Can this corner find its staying groove in an all-purpose bistro with a six-day happy hour, three days of brunches, and an à la carte menu that’s almost entirely $20 and under?

The mussels at Olly, in the space that was formerly Whetstone.
The mussels at Olly, in the space that was formerly Whetstone.Read moreSTEVEN M. FALK / Staff Photographer

Some restaurant corners have all the luck. In the case of the sunny Queen Village bistro space at South Fifth and Bainbridge Streets, that luck has mostly been bad.

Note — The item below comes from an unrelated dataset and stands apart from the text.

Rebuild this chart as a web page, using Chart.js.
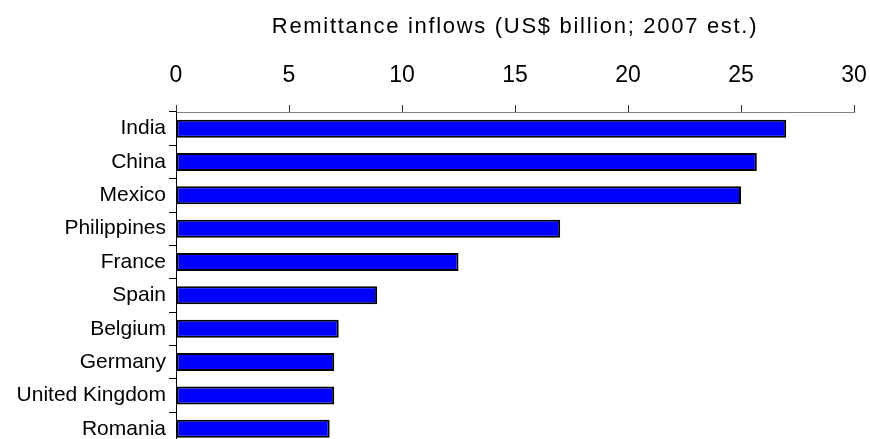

I’m not even talking about the food. Because the flavors have been pretty good to great over the long-rolling succession of operators I’ve reviewed there, from the spicy corn cakes and penang curries of East of Amara to the French cassoulet at Coquette; the smoked buttermilk pierogies (and weird Tastykake sliders) at Adsum; and the pepper pot soup, rabbit tetrazzini, and shoofly pie of its last occupant, Whetstone, which invested big in renovations. Every one of those restaurateurs, I’m sure, believed they were planting deep roots in one of Philly’s most stable and restaurant-friendly neighborhoods. And every one of them withered.

Poor Coquette even had a car crash into its facade. Another occupant, Tapestry, didn’t elicit enough interest to merit a review. So as I now consider Olly, the sixth occupant in 20 years at this seemingly pleasant but apparently cursed space, I’m wondering if co-owners Chris D’Ambro and Marina de Oliveira are either deluded or know a secret code to break the spell.

Will it be those aromatic fried chicken wings crackling with star anise and togarashi spice? The brassica power of charred broccoli transformed into Caesar salad? The wines on draft? The classic Euro beers? Ambitious daily specials like the Thursday suckling pig? Or perhaps this corner will find its staying groove in the wood-fired Neapolitan pizzas and rustic breads that will come from GiGi, the adjoining pizzeria this couple is opening soon. (Labor Day, according to D’Ambro.)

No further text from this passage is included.